In-situ polymerization of 3-phenoxybenzoic acid in the presence of various amounts (1-30 wt %) of vapor-grown carbon nanofibers (VGCNF) was carried out in poly(phosphoric acid)/phosphorus pentoxide (PPA/P 2O 5; 1:4 w/w) medium. 3-Phenoxybenzoic acid polymerizes via Friedel-Crafts acylation in PPA to form poly(oxy-1,3-phenylenecarbonyl-1,4-phenylene) or mPEK. The resulting mPEK-g-VGCNF products that contained less than 10 wt % of VGCNF were soluble in N-methyl-2-pyrrolidinone and had intrinsic viscosity values ranging from 1 to 1.73 dL/g in methanesulfonic acid (MSA) at 30 ± 0.1°C. The overall evidence based on the data from elemental analysis (EA), thermogravimetric analysis (TGA), and Fourier transform infrared spectroscopy (FT-IR) as well as scanning electron and transmission electron microscopies of the resulting materials implicates that VGCNF remained more or less structurally intact under the mildly acidic, relatively high-shearing and hot polymerization conditions.

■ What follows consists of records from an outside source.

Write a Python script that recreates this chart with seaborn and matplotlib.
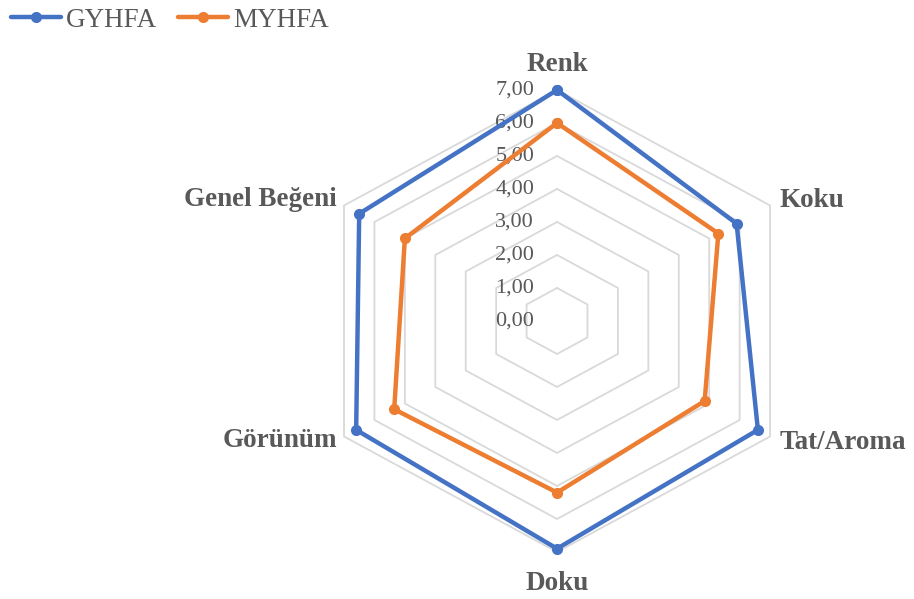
import numpy as np
import pandas as pd
import matplotlib
matplotlib.use("Agg")
import matplotlib.pyplot as plt
from matplotlib.lines import Line2D
from matplotlib.transforms import offset_copy
import seaborn as sns

categories = ["Renk", "Koku", "Tat/Aroma", "Doku", "Görünüm", "Genel Beğeni"]
gyhfa = [7.00, 5.90, 6.60, 6.90, 6.60, 6.50]
myhfa = [6.00, 5.30, 4.85, 5.20, 5.35, 5.00]
series_names = ["GYHFA", "MYHFA"]
tick_values = [0, 1, 2, 3, 4, 5, 6, 7]
tick_labels = ["0,00", "1,00", "2,00", "3,00", "4,00", "5,00", "6,00", "7,00"]

colors = {"GYHFA": "#4472C4", "MYHFA": "#ED7D31"}
grey_text = "#595959"
grid_color = "#D9D9D9"

sns.set_theme(style="white")
plt.rcParams["font.family"] = ["Liberation Serif", "DejaVu Serif"]

n = len(categories)
angles = list(np.linspace(0, 2 * np.pi, n, endpoint=False))
closed_angles = angles + [2 * np.pi]

rows = []
for name, vals in zip(series_names, [gyhfa, myhfa]):
    for a, v in zip(closed_angles, vals + vals[:1]):
        rows.append({"theta": a, "value": v, "series": name})
df = pd.DataFrame(rows)

fig = plt.figure(figsize=(9.14, 5.99), dpi=100)
ax = fig.add_axes([0.3403, 0.0785, 0.5383, 0.7713], projection="polar")
ax.set_aspect("auto")
ax.set_theta_offset(np.pi / 2)
ax.set_theta_direction(-1)
ax.set_ylim(0, 7)
ax.grid(False)
ax.spines["polar"].set_visible(False)
ax.set_xticks([])
ax.set_yticks([])
ax.patch.set_alpha(0)

# hexagonal gridlines
for r in tick_values[1:]:
    ax.plot(closed_angles, [r] * len(closed_angles), color=grid_color,
            lw=1.3, zorder=1, clip_on=False)

sns.lineplot(data=df, x="theta", y="value", hue="series", palette=colors,
             hue_order=series_names, marker="o", markersize=8,
             markeredgewidth=0, linewidth=3.2, sort=False, estimator=None,
             legend=False, ax=ax, zorder=3)
for line in ax.lines:
    line.set_clip_on(False)
ax.set_xlabel("")
ax.set_ylabel("")

# radial value labels along the top axis
lab_tr = offset_copy(ax.transData, fig=fig, x=-16.5, y=0, units="points")
for v, t in zip(tick_values, tick_labels):
    ax.text(0, v, t, transform=lab_tr, ha="right", va="center",
            fontsize=16, color=grey_text, zorder=2)

# category labels
placements = [
    (0, 13.5, "center", "baseline"),
    (7, 3.5, "left", "center"),
    (7, -4, "left", "center"),
    (0, -13.5, "center", "top"),
    (-5, -3, "right", "center"),
    (-5, 4, "right", "center"),
]
for a, cat, (dx, dy, ha, va) in zip(angles, categories, placements):
    tr = offset_copy(ax.transData, fig=fig, x=dx, y=dy, units="points")
    ax.text(a, 7, cat, transform=tr, ha=ha, va=va, fontsize=19.5,
            fontweight="bold", color=grey_text)

handles = [Line2D([0], [0], color=colors[s], lw=3.2, marker="o",
                  markersize=8, markeredgewidth=0) for s in series_names]
leg = fig.legend(handles, series_names, loc="upper left",
                 bbox_to_anchor=(-0.015, 1.028), ncol=2, frameon=False,
                 handlelength=1.85, handletextpad=0.2, columnspacing=0.75,
                 prop={"size": 19.5})
for txt in leg.get_texts():
    txt.set_color(grey_text)

fig.savefig("out.png", dpi=100)
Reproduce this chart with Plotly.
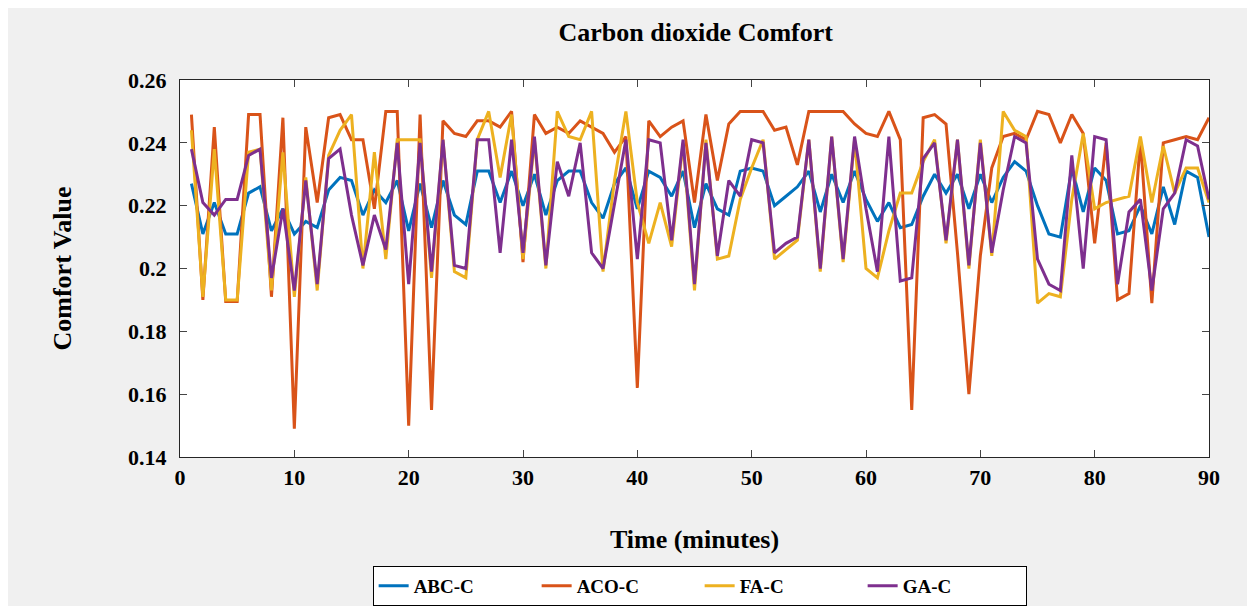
import plotly.graph_objects as go

minutes = list(range(1, 91))

abc_c = [0.227, 0.211, 0.221, 0.211, 0.211, 0.224, 0.226, 0.212, 0.219, 0.211,
         0.215, 0.213, 0.225, 0.229, 0.228, 0.217, 0.225, 0.221, 0.228, 0.212,
         0.227, 0.213, 0.228, 0.217, 0.214, 0.231, 0.231, 0.221, 0.231, 0.220,
         0.230, 0.217, 0.228, 0.231, 0.231, 0.221, 0.216, 0.227, 0.232, 0.219,
         0.231, 0.229, 0.223, 0.231, 0.213, 0.227, 0.219, 0.217, 0.231, 0.232,
         0.231, 0.220, 0.223, 0.226, 0.231, 0.218, 0.230, 0.221, 0.231, 0.222,
         0.215, 0.221, 0.213, 0.214, 0.223, 0.230, 0.224, 0.230, 0.219, 0.230,
         0.221, 0.229, 0.234, 0.231, 0.220, 0.211, 0.210, 0.232, 0.218, 0.232,
         0.228, 0.211, 0.212, 0.220, 0.211, 0.226, 0.214, 0.231, 0.229, 0.210]

aco_c = [0.249, 0.190, 0.245, 0.1895, 0.1895, 0.249, 0.249, 0.191, 0.248, 0.149,
         0.245, 0.221, 0.248, 0.249, 0.241, 0.241, 0.219, 0.250, 0.250, 0.150,
         0.249, 0.155, 0.247, 0.243, 0.242, 0.247, 0.247, 0.245, 0.250, 0.202,
         0.249, 0.243, 0.245, 0.243, 0.247, 0.245, 0.243, 0.237, 0.242, 0.162,
         0.247, 0.242, 0.245, 0.247, 0.221, 0.249, 0.228, 0.246, 0.250, 0.250,
         0.250, 0.244, 0.245, 0.233, 0.250, 0.250, 0.250, 0.250, 0.246, 0.243,
         0.242, 0.250, 0.241, 0.155, 0.248, 0.249, 0.246, 0.205, 0.160, 0.204,
         0.232, 0.242, 0.243, 0.241, 0.250, 0.249, 0.240, 0.249, 0.243, 0.208,
         0.240, 0.190, 0.192, 0.241, 0.189, 0.240, 0.241, 0.242, 0.241, 0.248]

fa_c = [0.244, 0.191, 0.238, 0.190, 0.190, 0.237, 0.238, 0.193, 0.237, 0.191,
        0.229, 0.193, 0.236, 0.244, 0.249, 0.200, 0.237, 0.203, 0.241, 0.241,
        0.241, 0.197, 0.241, 0.199, 0.197, 0.241, 0.250, 0.229, 0.249, 0.203,
        0.241, 0.200, 0.250, 0.242, 0.241, 0.250, 0.199, 0.228, 0.250, 0.221,
        0.208, 0.221, 0.207, 0.240, 0.193, 0.241, 0.203, 0.204, 0.222, 0.232,
        0.241, 0.203, 0.206, 0.209, 0.241, 0.199, 0.242, 0.202, 0.241, 0.200,
        0.197, 0.212, 0.224, 0.224, 0.234, 0.241, 0.208, 0.241, 0.200, 0.241,
        0.204, 0.250, 0.244, 0.242, 0.189, 0.192, 0.191, 0.222, 0.243, 0.219,
        0.221, 0.222, 0.223, 0.242, 0.221, 0.239, 0.224, 0.232, 0.232, 0.221]

ga_c = [0.238, 0.221, 0.217, 0.222, 0.222, 0.236, 0.238, 0.197, 0.219, 0.193,
        0.228, 0.195, 0.235, 0.238, 0.217, 0.201, 0.217, 0.206, 0.240, 0.195,
        0.240, 0.199, 0.241, 0.201, 0.200, 0.241, 0.241, 0.205, 0.241, 0.205,
        0.242, 0.201, 0.234, 0.223, 0.240, 0.205, 0.200, 0.220, 0.241, 0.203,
        0.241, 0.240, 0.209, 0.241, 0.195, 0.240, 0.204, 0.228, 0.223, 0.241,
        0.240, 0.205, 0.208, 0.210, 0.241, 0.200, 0.242, 0.203, 0.242, 0.219,
        0.199, 0.242, 0.196, 0.197, 0.235, 0.240, 0.209, 0.241, 0.201, 0.240,
        0.205, 0.225, 0.242, 0.240, 0.203, 0.195, 0.193, 0.236, 0.200, 0.242,
        0.241, 0.195, 0.218, 0.222, 0.193, 0.219, 0.224, 0.241, 0.239, 0.222]

series_names = ["ABC-C", "ACO-C", "FA-C", "GA-C"]
series_values = [abc_c, aco_c, fa_c, ga_c]
colors = ["#0072BD", "#D95319", "#EDB120", "#7E2F8E"]

y_ticks = [0.14, 0.16, 0.18, 0.2, 0.22, 0.24, 0.26]
y_tick_labels = ["0.14", "0.16", "0.18", "0.2", "0.22", "0.24", "0.26"]
x_ticks = [0, 10, 20, 30, 40, 50, 60, 70, 80, 90]

FONT = "Liberation Serif"

fig = go.Figure()
for name, vals, col in zip(series_names, series_values, colors):
    fig.add_trace(go.Scatter(x=minutes, y=vals, mode="lines", name=name,
                             line=dict(color=col, width=3)))

fig.update_layout(
    width=1255, height=606,
    paper_bgcolor="#f0f0f0", plot_bgcolor="white",
    margin=dict(l=172, r=54, t=72, b=157, autoexpand=False),
    font=dict(family=FONT, color="black", size=22, weight="bold"),
    title=dict(text="Carbon dioxide Comfort", x=0.548, xanchor="center",
               y=0.96, yanchor="middle",
               font=dict(family=FONT, size=26, weight="bold")),
    showlegend=True,
    legend=dict(orientation="h", x=0.505, xanchor="center", y=-0.289, yanchor="top",
                bgcolor="white", bordercolor="black", borderwidth=1,
                font=dict(family=FONT, size=19, weight="bold"),
                entrywidth=118, entrywidthmode="pixels", tracegroupgap=0,
                valign="middle"),
    xaxis=dict(range=[0, 90], tickvals=x_ticks, ticks="inside", ticklen=7,
               showline=True, linecolor="#262626", linewidth=1, mirror="ticks",
               showgrid=False, zeroline=False, ticklabelstandoff=1,
               tickfont=dict(family=FONT, size=22, weight="bold"),
               title=dict(text="Time (minutes)", standoff=40,
                          font=dict(family=FONT, size=26, weight="bold"))),
    yaxis=dict(range=[0.14, 0.26], tickvals=y_ticks, ticktext=y_tick_labels,
               ticks="inside", ticklen=7,
               showline=True, linecolor="#262626", linewidth=1, mirror="ticks",
               showgrid=False, zeroline=False, ticklabelstandoff=8,
               tickfont=dict(family=FONT, size=22, weight="bold"),
               title=dict(text="Comfort Value", standoff=48,
                          font=dict(family=FONT, size=26, weight="bold"))),
)

fig.write_html("out.html")
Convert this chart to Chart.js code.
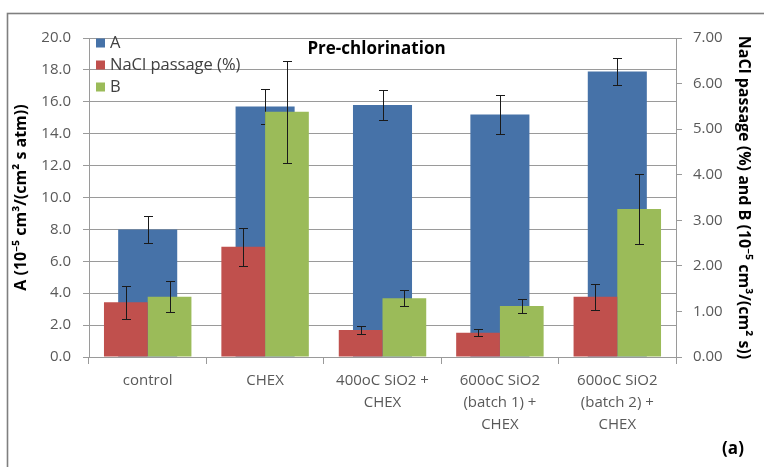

It is also evident that under these reaction conditions mPEK was grafted onto the surface of VGCNF, resulting in the formation of "hairy tubes". The wide-angle X-ray diffraction result showed the growth of the 3.35 A peak characteristic of VGCNF that increased in intensity proportionately to the presence of VGCNF in the sample and correlated well with the EA and TGA results. The conductivity of the cast film (10 wt % VGCNF) is 0.25 S/cm (bottom of film) and 0.30 S/cm (top of film).